One obvious measure of volatility would be the frequency with which people change jobs. When I entered the UK labour market in the late 1990s, the received wisdom was that a job for life was a thing of the past. Yet typical job tenure is longer today than it was then. People are choosing to move between jobs less frequently.

This is true both in the UK and in the US. In a 2015 study of the UK labour market for the Resolution Foundation, a think-tank, Paul Gregg and Laura Gardiner found a striking fall in the tendency of people to move from one job to another. In the 1990s and early 2000s, about 3-3.5 per cent of people with jobs would leave them each quarter in favour of new jobs. During the financial crisis that rate fell to well below 2 per cent. It has rebounded since, but is still far below historical norms. The decline was particularly pronounced for the under-thirties.

Why does this matter, if people have jobs? It matters because, as Mr Gregg and Ms Gardiner point out, moving from one job to another often means a promotion and a substantial pay rise. When people — especially young people — find themselves in the same job for year after year, there comes a time when we no longer call this stability. We call it stagnation.

In the US, there is a similar story to be told — a long-term decline in job-to-job transition rates that cannot simply be explained away by a change in the demographics of the workforce.

A parallel trend in the US is the decline in geographical mobility. The percentage of Americans moving from one state to another in a particular year has fallen by about half since 1990 — a striking fall, and one that seems surprising given the standard narratives of a scattered and atomised society. If it’s really true that Americans don’t know their neighbours any more, then they must be working hard to avoid them, because they have those neighbours for far longer than once they did.

Perhaps we fear change more than ever. Tyler Cowen’s new book The Complacent Class (UK) (US) argues that America has become less adventurous in many ways. An album from two decades ago would sound just fine to modern ears; films wrap new special effects around well-worn plots and characters. The chief expression of our cultural courage now is to eat at a trendy new restaurant. Ethiopian or Peruvian cuisine may offer delicious fresh flavours but it is hardly a force for cultural revolution.

Mr Cowen’s argument is fascinating. But one need not invoke culture to explain the stasis in the job market. A 2016 paper from economists Mike Konczal and Marshall Steinbaum argued that the main reason people don’t quit or move to find good jobs is because there are fewer good jobs available. If companies were hungry for talent, but people were reluctant to move, wages should be soaring in a scramble to persuade them. In most industries, they aren’t.

A more upbeat account, at least superficially, comes from economists Greg Kaplan and Sam Schulhofer-Wohl.
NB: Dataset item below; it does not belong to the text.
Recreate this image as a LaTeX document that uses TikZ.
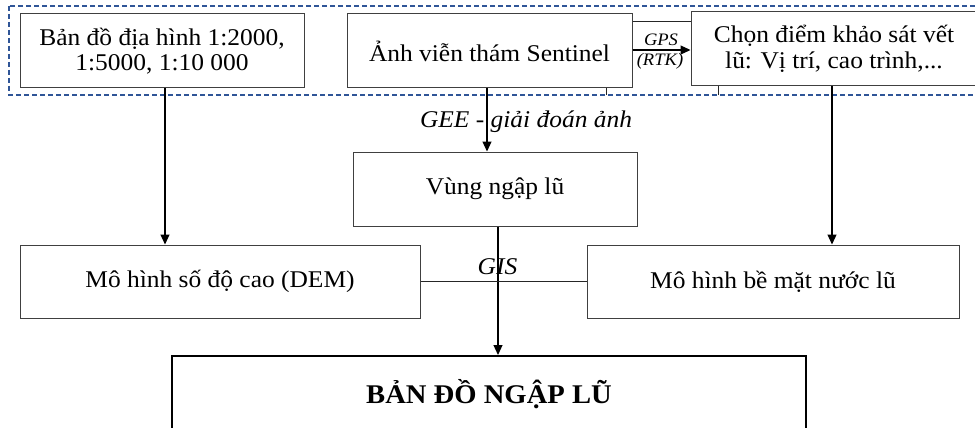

They point out that, thanks to the internet, people can find the perfect job in the perfect place and never need to move again. (The same logic implies that dating apps reduce the number of fruitless first dates. I am not sure anybody believes that.)

But Messrs Kaplan and Schulhofer-Wohl also note that economies are now more homogenous than once they were. When once people would move to Michigan to build cars, or to coastal ports to work on the docks, now every job is a service-sector job. Whether you flip burgers or perform brain surgery, you can work in any state, so there is no strong need to move.

This is plausible, but it is also sad. It suggests that given the ability to move anywhere, we stay put. I am reminded of a study of college friendships conducted by psychologists Angela Bahns, Kate Pickett and Christian Crandall. They found that students in a large, diverse campus sought out and befriended other students very much like themselves. In smaller universities with fewer friendship options, young people had more varied groups of friends because the alternative was to have no friends at all. Our bias towards the status quo is not new — but perhaps we are taking advantage of new opportunities to indulge it.